Pasta stregata
l'ingordo
Critica del giudizio gastronomico
La pasta stregata
di Antonio Medici
Un insolito asse tra la costa e l’area interna della Campania, tra estro e tradizione, audacia e sapienza. Vengono in mente queste traiettorie nel raccogliere la storia che ha legato la coppia di imprenditori napoletani, i fratelli Francesco e Marco Marrone, a un piccolo, storico pastificio artigianale del Sannio, Pastai Sanniti, rinominato, dopo il sodalizio di due anni orsono, Antico Pastificio Sannita. Si fosse trattato di una cruda e secca vicenda societaria, non ce ne occuperemmo in questa rubrica. Sennonché l’alchimia partenopeo-sannita ha partorito la “pasta stregata” ovvero una pasta arricchita dall’aroma del famigerato liquore Strega, prodotto nella città del noce e delle streghe, appunto.
Nel mercato contemporaneo dell’alimentare, caratterizzato dai prodotti etichettati “senza” qualsiasi cosa, dal glutine, al sale, all’olio di palma (provare a entrare nella più vicina drogheria per verificare quanti “senza” si leggono sugli incarti) realizzare un prodotto alimentare con l’aggiunta di un ingrediente, per altro normalmente estraneo e inatteso, è un atto sovversivo.
Una sovversione che realizza anche, volendo usare un linguaggio manageriale, una grande innovazione di prodotto. Negli scaffali della pasta, difatti, le novità si limitano ai nomi dei formati, ai pacchi e alle carte, alla narrazione delle farine impiegate, presunte antiche, al più si trovano paste realizzate con legumi, ma il prodotto resta lo stesso e, anzi, i pastai cercano di spiegare che il gusto è quello classico, tradizionale, antico, di sempre.
La pasta stregata, invece, giunta sul mercato dopo lunghe sperimentazioni, si propone per un gusto nuovo.

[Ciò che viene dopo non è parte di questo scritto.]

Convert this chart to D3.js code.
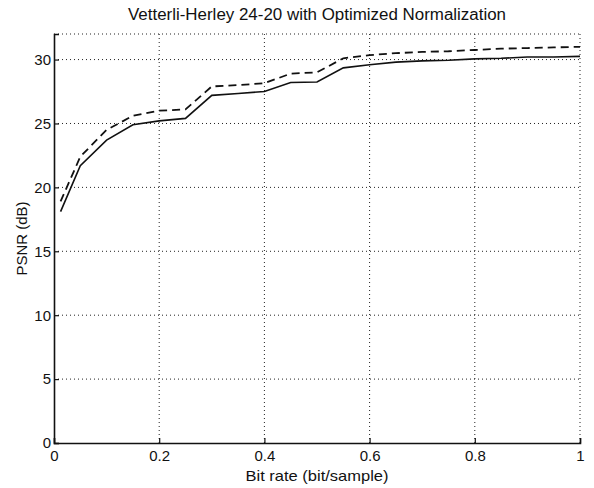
<!DOCTYPE html>
<html>
<head>
<meta charset="utf-8">
<script src="https://cdn.jsdelivr.net/npm/d3@7"></script>
<style>
  body { margin: 0; background: #fff; }
  text { font-family: "Liberation Sans", Arial, sans-serif; fill: #111; }
</style>
</head>
<body>
<div id="chart"></div>
<script>
// bit rate samples (bit/sample)
const bitRates = [0.0125, 0.05, 0.1, 0.15, 0.2, 0.25, 0.3, 0.35, 0.4, 0.45, 0.5,
  0.55, 0.6, 0.65, 0.7, 0.75, 0.8, 0.85, 0.9, 0.95, 1.0];
// solid curve
const psnrSolid = [18.1, 21.7, 23.7, 24.9, 25.2, 25.4, 27.2, 27.35, 27.5, 28.2, 28.25,
  29.35, 29.6, 29.8, 29.9, 29.95, 30.05, 30.1, 30.2, 30.2, 30.25];
// dashed curve
const psnrDashed = [18.9, 22.4, 24.5, 25.6, 26.0, 26.1, 27.9, 28.0, 28.15, 28.9, 29.0,
  30.1, 30.35, 30.5, 30.6, 30.65, 30.75, 30.85, 30.9, 30.95, 31.0];
const xTicks = [0, 0.2, 0.4, 0.6, 0.8, 1];
const yTicks = [0, 5, 10, 15, 20, 25, 30];

const width = 594, height = 488;
const margin = { top: 34, right: 14, bottom: 45, left: 54 };
const innerW = width - margin.left - margin.right;
const innerH = height - margin.top - margin.bottom;

const svg = d3.select('#chart').append('svg')
  .attr('width', width)
  .attr('height', height);

const g = svg.append('g')
  .attr('transform', `translate(${margin.left},${margin.top})`);

const x = d3.scaleLinear().domain([0, 1]).range([0, innerW]);
const y = d3.scaleLinear().domain([0, 32]).range([innerH, 0]);

// dotted grid
const dots = '1,3';
g.selectAll('.vgrid')
  .data(xTicks.filter(d => d > 0))
  .join('line')
    .attr('class', 'vgrid')
    .attr('x1', d => x(d)).attr('x2', d => x(d))
    .attr('y1', 0).attr('y2', innerH)
    .attr('stroke', '#222').attr('stroke-width', 1)
    .attr('stroke-dasharray', dots);
g.selectAll('.hgrid')
  .data(yTicks.filter(d => d > 0))
  .join('line')
    .attr('class', 'hgrid')
    .attr('x1', 0).attr('x2', innerW)
    .attr('y1', d => y(d)).attr('y2', d => y(d))
    .attr('stroke', '#222').attr('stroke-width', 1)
    .attr('stroke-dasharray', dots);
// top border dotted
g.append('line')
  .attr('x1', 0).attr('x2', innerW).attr('y1', 0).attr('y2', 0)
  .attr('stroke', '#222').attr('stroke-dasharray', dots);

// axes (ticks point inward)
const xAxis = g.append('g')
  .attr('transform', `translate(0,${innerH})`)
  .call(d3.axisBottom(x).tickValues(xTicks).tickSize(-5).tickPadding(7)
    .tickFormat(d => d === 0 || d === 1 ? d3.format('d')(d) : d3.format('.1f')(d)));
const yAxis = g.append('g')
  .call(d3.axisLeft(y).tickValues(yTicks).tickSize(-5).tickPadding(3));

[xAxis, yAxis].forEach(a => {
  a.select('.domain').attr('stroke', '#111').attr('stroke-width', 1.6);
  a.selectAll('.tick line').attr('stroke', '#111').attr('stroke-width', 1.2);
  a.selectAll('.tick text')
    .attr('font-size', 15)
    .style('font-family', '"Liberation Sans", Arial, sans-serif')
    .attr('fill', '#111');
});

// curves
const line = d3.line()
  .x((d, i) => x(bitRates[i]))
  .y(d => y(d));

g.append('path')
  .datum(psnrSolid)
  .attr('d', line)
  .attr('fill', 'none')
  .attr('stroke', '#111')
  .attr('stroke-width', 1.6);

g.append('path')
  .datum(psnrDashed)
  .attr('d', line)
  .attr('fill', 'none')
  .attr('stroke', '#111')
  .attr('stroke-width', 1.8)
  .attr('stroke-dasharray', '8,5');

// labels
svg.append('text')
  .attr('x', margin.left + innerW / 2)
  .attr('y', 20)
  .attr('text-anchor', 'middle')
  .attr('font-size', 16)
  .attr('textLength', 378)
  .attr('lengthAdjust', 'spacingAndGlyphs')
  .text('Vetterli-Herley 24-20 with Optimized Normalization');

svg.append('text')
  .attr('x', margin.left + innerW / 2)
  .attr('y', 481)
  .attr('text-anchor', 'middle')
  .attr('font-size', 15)
  .attr('textLength', 143)
  .attr('lengthAdjust', 'spacingAndGlyphs')
  .text('Bit rate (bit/sample)');

svg.append('text')
  .attr('transform', `translate(27,${margin.top + innerH / 2}) rotate(-90)`)
  .attr('text-anchor', 'middle')
  .attr('font-size', 15)
  .text('PSNR (dB)');
</script>
</body>
</html>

Ma com’è questa pasta stregata? L’abbiamo provata senza condimento e in tre preparazioni elaborate ad hoc dal cuoco Marco Pietrantonio, del Cotton Club di Benevento: con crema di zucchine, pomodori secchi e arancia, con cuori di carciofo e mele, con pesto di melanzane, rucoletta e limone.
Quest’ultima ci parsa la ricetta più riuscita perché enfatizza ed armonizza il retrogusto stregato della pasta, un ricordo estremamente gradevole del liquore sannita dalla ricetta segreta.

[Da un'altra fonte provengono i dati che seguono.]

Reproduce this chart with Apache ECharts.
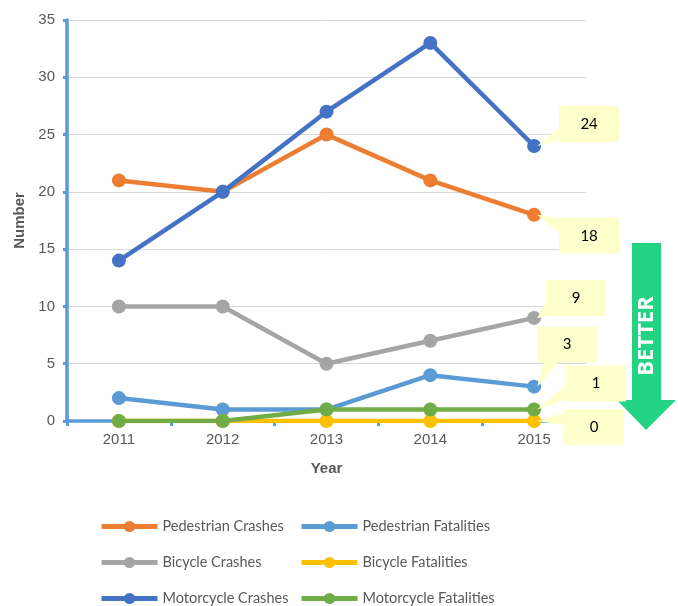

La golosità del cronista l’ha spinto, in segreto, a un’ulteriore sperimentazione con ragù bianco di carne e una spolverata di cacao. Gusto delizioso.

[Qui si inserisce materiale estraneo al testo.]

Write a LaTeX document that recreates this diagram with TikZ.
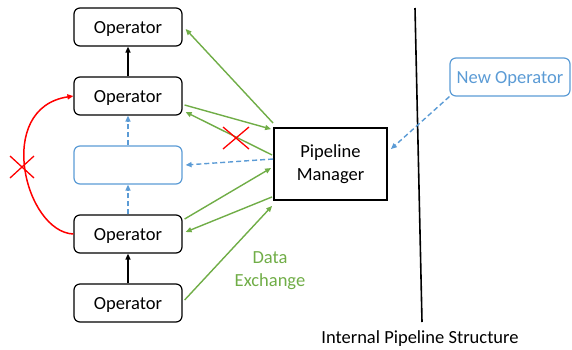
\documentclass[tikz,border=0pt]{standalone}
\usepackage{fontspec}
\setmainfont{Carlito}
\usetikzlibrary{arrows.meta,calc}
\definecolor{grn}{HTML}{70AD47}
\definecolor{blu}{HTML}{5B9BD5}
\tikzset{
  opbox/.style={draw=black, line width=1.2pt, rounded corners=6pt, minimum width=108pt, minimum height=38pt, inner sep=0pt, text depth=0pt, font=\fontsize{18.5}{22}\selectfont},
  bluebox/.style={opbox, draw=blu, text=blu},
  pmbox/.style={draw=black, line width=1.8pt, minimum width=113pt, minimum height=72pt, inner sep=0pt, align=center, font=\fontsize{18.5}{23}\selectfont},
  tip/.style={-{Triangle[length=6pt,width=5pt]}},
  garrow/.style={tip, draw=grn, line width=1.4pt},
  barrow/.style={tip, draw=blu, line width=1.4pt, dash pattern=on 5pt off 3pt},
  karrow/.style={tip, draw=black, line width=1.4pt},
  redx/.style={draw=red, line width=1.3pt},
  lbl/.style={font=\fontsize{18.5}{23}\selectfont, inner sep=0pt, align=center}
}
\begin{document}
\begin{tikzpicture}[x=1pt,y=-1pt]
\useasboundingbox (0,0) rectangle (572,349);
\node[opbox] (op1) at (128,27) {Operator};
\node[opbox] (op2) at (128,96) {Operator};
\node[bluebox] (nb) at (128,165) {};
\node[opbox] (op3) at (128,234) {Operator};
\node[opbox] (op4) at (128,303) {Operator};
\node[pmbox] (pm) at (330.5,164) {\raisebox{-4pt}{\parbox{100pt}{\centering Pipeline\\Manager}}};
\node[bluebox, minimum width=120pt] (newop) at (510,77) {New Operator};
\coordinate (vt) at (415,8);
\coordinate (vb) at (422,322);
\draw[line width=1.6pt] (vt) -- (vb);
\node[lbl] (ips) at (420,339) {Internal Pipeline Structure};
\node[lbl, text=grn] (de) at (270,271) {Data\\Exchange};
% black arrows
\draw[karrow] (op2.north) -- (op1.south);
\draw[karrow] (op4.north) -- (op3.south);
% blue dashed
\draw[barrow] (nb.north) -- (op2.south);
\draw[barrow] (op3.north) -- (nb.south);
\draw[barrow] ($(pm.west)+(0,-5)$) -- ($(nb.east)+(3,0)$);
\draw[barrow] (newop.south west) -- ($(pm.north east)+(3,22)$);
% green arrows
\draw[garrow] ($(pm.north west)+(0,-4)$) -- ($(op1.east)+(3,2)$);
\draw[garrow] ($(op2.east)+(2,9)$) -- ($(pm.north west)+(-2,2)$);
\draw[garrow] ($(pm.west)+(-1,-9)$) -- ($(op2.east)+(3,16)$);
\draw[garrow] ($(op3.east)+(2,-15)$) -- ($(pm.west)+(-2,4)$);
\draw[garrow] ($(pm.south west)+(-1,-4)$) -- ($(op3.east)+(3,-2)$);
\draw[garrow] ($(op4.east)+(2,-3)$) -- ($(pm.south west)+(-1,5)$);
% red curve
\draw[red, line width=1.5pt, tip] (op3.west) .. controls (25,232) and (-6,108) .. (op2.west);
% red crosses
\coordinate (x1) at (236,138);
\draw[redx] ($(x1)+(-13,-11)$) -- ($(x1)+(13,11)$);
\draw[redx] ($(x1)+(-13,11)$) -- ($(x1)+(13,-11)$);
\coordinate (x2) at (22,167);
\draw[redx] ($(x2)+(-12,-11)$) -- ($(x2)+(12,11)$);
\draw[redx] ($(x2)+(-12,11)$) -- ($(x2)+(12,-11)$);
\end{tikzpicture}
\end{document}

La pasta stregata ha il merito di creare un legame esclusivo con un territorio e di fare di questa identità un contenuto di gusto peculiare. Pare questo un preciso disegno di marketing del pastificio, che nello scorso anno ha brevettato il formato “papalina”, concavo come una scodellina, goloso per un verso, perché raccogliere il condimento, per altro allusione esplicita al copricapo del Pontefice e al regno che ha segnato la storia di una parte del territorio della Campania.
Coniugare golosità, gusto e storia, è l’impresa, insomma, dell’Antico Pastificio Sannita, il cui cuore batte di managerialità partenopea e cocciuta artigianalità sannita.